## [Your task]
Pictures within the data are to be left out; everything else must be reproduced exactly.

— Start of Provided data —

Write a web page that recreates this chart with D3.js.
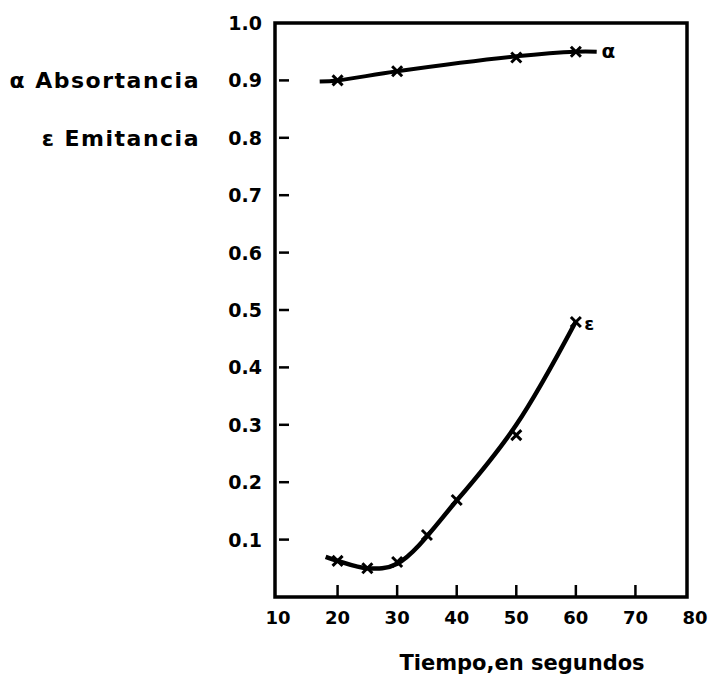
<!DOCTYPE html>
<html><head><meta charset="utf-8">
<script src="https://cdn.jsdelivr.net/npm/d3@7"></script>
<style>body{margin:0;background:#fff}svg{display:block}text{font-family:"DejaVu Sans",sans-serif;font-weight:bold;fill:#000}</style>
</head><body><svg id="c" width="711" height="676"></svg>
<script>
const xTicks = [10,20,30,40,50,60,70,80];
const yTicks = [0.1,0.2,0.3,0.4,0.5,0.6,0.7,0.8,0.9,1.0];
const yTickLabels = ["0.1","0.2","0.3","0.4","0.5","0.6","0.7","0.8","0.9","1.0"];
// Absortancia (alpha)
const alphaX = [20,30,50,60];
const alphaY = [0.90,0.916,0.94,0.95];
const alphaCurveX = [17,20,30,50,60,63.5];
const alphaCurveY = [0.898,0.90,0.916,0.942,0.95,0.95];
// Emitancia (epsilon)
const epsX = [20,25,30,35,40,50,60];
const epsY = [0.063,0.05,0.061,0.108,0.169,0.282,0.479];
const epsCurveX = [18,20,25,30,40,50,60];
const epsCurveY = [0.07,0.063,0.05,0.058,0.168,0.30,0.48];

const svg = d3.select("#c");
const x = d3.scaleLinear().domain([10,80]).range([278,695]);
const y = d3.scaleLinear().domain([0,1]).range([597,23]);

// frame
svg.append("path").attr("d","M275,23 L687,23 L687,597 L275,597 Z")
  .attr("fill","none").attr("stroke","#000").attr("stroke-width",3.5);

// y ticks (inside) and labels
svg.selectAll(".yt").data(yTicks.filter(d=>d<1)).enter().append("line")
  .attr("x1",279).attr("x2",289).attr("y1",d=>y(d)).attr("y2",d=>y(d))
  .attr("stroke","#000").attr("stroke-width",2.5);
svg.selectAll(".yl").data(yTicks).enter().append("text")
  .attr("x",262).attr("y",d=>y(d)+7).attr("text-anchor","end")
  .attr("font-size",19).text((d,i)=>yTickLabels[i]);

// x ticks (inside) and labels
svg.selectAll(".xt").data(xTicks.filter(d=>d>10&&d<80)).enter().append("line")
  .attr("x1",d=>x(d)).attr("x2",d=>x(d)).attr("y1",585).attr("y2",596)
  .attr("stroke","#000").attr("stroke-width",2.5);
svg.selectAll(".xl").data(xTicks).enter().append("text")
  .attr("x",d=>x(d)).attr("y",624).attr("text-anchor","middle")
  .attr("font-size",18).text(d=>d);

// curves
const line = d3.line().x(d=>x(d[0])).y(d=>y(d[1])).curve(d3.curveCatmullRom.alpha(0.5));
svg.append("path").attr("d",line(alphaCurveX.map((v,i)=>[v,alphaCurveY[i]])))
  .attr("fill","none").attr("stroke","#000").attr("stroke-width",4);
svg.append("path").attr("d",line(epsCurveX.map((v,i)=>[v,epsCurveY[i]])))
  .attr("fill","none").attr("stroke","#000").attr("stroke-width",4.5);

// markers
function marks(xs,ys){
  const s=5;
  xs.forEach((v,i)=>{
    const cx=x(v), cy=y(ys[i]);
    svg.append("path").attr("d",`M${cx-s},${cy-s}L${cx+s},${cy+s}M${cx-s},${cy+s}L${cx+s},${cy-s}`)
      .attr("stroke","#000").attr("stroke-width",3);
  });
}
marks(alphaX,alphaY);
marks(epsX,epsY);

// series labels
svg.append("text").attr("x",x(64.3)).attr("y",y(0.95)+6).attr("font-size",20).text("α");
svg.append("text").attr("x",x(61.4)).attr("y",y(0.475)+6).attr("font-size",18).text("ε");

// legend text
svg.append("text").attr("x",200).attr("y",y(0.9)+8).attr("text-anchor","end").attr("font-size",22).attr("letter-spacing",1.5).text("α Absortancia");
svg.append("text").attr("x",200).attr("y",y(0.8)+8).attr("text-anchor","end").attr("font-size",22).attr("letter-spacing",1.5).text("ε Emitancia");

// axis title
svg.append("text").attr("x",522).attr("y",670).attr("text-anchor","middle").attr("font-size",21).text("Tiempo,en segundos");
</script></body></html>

— End of Provided data —

## [Reply]
Write a web page that recreates this chart with D3.js.
<!DOCTYPE html>
<html><head><meta charset="utf-8">
<script src="https://cdn.jsdelivr.net/npm/d3@7"></script>
<style>body{margin:0;background:#fff}svg{display:block}text{font-family:"DejaVu Sans",sans-serif;font-weight:bold;fill:#000}</style>
</head><body><svg id="c" width="711" height="676"></svg>
<script>
const xTicks = [10,20,30,40,50,60,70,80];
const yTicks = [0.1,0.2,0.3,0.4,0.5,0.6,0.7,0.8,0.9,1.0];
const yTickLabels = ["0.1","0.2","0.3","0.4","0.5","0.6","0.7","0.8","0.9","1.0"];
// Absortancia (alpha)
const alphaX = [20,30,50,60];
const alphaY = [0.90,0.916,0.94,0.95];
const alphaCurveX = [17,20,30,50,60,63.5];
const alphaCurveY = [0.898,0.90,0.916,0.942,0.95,0.95];
// Emitancia (epsilon)
const epsX = [20,25,30,35,40,50,60];
const epsY = [0.063,0.05,0.061,0.108,0.169,0.282,0.479];
const epsCurveX = [18,20,25,30,40,50,60];
const epsCurveY = [0.07,0.063,0.05,0.058,0.168,0.30,0.48];

const svg = d3.select("#c");
const x = d3.scaleLinear().domain([10,80]).range([278,695]);
const y = d3.scaleLinear().domain([0,1]).range([597,23]);

// frame
svg.append("path").attr("d","M275,23 L687,23 L687,597 L275,597 Z")
  .attr("fill","none").attr("stroke","#000").attr("stroke-width",3.5);

// y ticks (inside) and labels
svg.selectAll(".yt").data(yTicks.filter(d=>d<1)).enter().append("line")
  .attr("x1",279).attr("x2",289).attr("y1",d=>y(d)).attr("y2",d=>y(d))
  .attr("stroke","#000").attr("stroke-width",2.5);
svg.selectAll(".yl").data(yTicks).enter().append("text")
  .attr("x",262).attr("y",d=>y(d)+7).attr("text-anchor","end")
  .attr("font-size",19).text((d,i)=>yTickLabels[i]);

// x ticks (inside) and labels
svg.selectAll(".xt").data(xTicks.filter(d=>d>10&&d<80)).enter().append("line")
  .attr("x1",d=>x(d)).attr("x2",d=>x(d)).attr("y1",585).attr("y2",596)
  .attr("stroke","#000").attr("stroke-width",2.5);
svg.selectAll(".xl").data(xTicks).enter().append("text")
  .attr("x",d=>x(d)).attr("y",624).attr("text-anchor","middle")
  .attr("font-size",18).text(d=>d);

// curves
const line = d3.line().x(d=>x(d[0])).y(d=>y(d[1])).curve(d3.curveCatmullRom.alpha(0.5));
svg.append("path").attr("d",line(alphaCurveX.map((v,i)=>[v,alphaCurveY[i]])))
  .attr("fill","none").attr("stroke","#000").attr("stroke-width",4);
svg.append("path").attr("d",line(epsCurveX.map((v,i)=>[v,epsCurveY[i]])))
  .attr("fill","none").attr("stroke","#000").attr("stroke-width",4.5);

// markers
function marks(xs,ys){
  const s=5;
  xs.forEach((v,i)=>{
    const cx=x(v), cy=y(ys[i]);
    svg.append("path").attr("d",`M${cx-s},${cy-s}L${cx+s},${cy+s}M${cx-s},${cy+s}L${cx+s},${cy-s}`)
      .attr("stroke","#000").attr("stroke-width",3);
  });
}
marks(alphaX,alphaY);
marks(epsX,epsY);

// series labels
svg.append("text").attr("x",x(64.3)).attr("y",y(0.95)+6).attr("font-size",20).text("α");
svg.append("text").attr("x",x(61.4)).attr("y",y(0.475)+6).attr("font-size",18).text("ε");

// legend text
svg.append("text").attr("x",200).attr("y",y(0.9)+8).attr("text-anchor","end").attr("font-size",22).attr("letter-spacing",1.5).text("α Absortancia");
svg.append("text").attr("x",200).attr("y",y(0.8)+8).attr("text-anchor","end").attr("font-size",22).attr("letter-spacing",1.5).text("ε Emitancia");

// axis title
svg.append("text").attr("x",522).attr("y",670).attr("text-anchor","middle").attr("font-size",21).text("Tiempo,en segundos");
</script></body></html>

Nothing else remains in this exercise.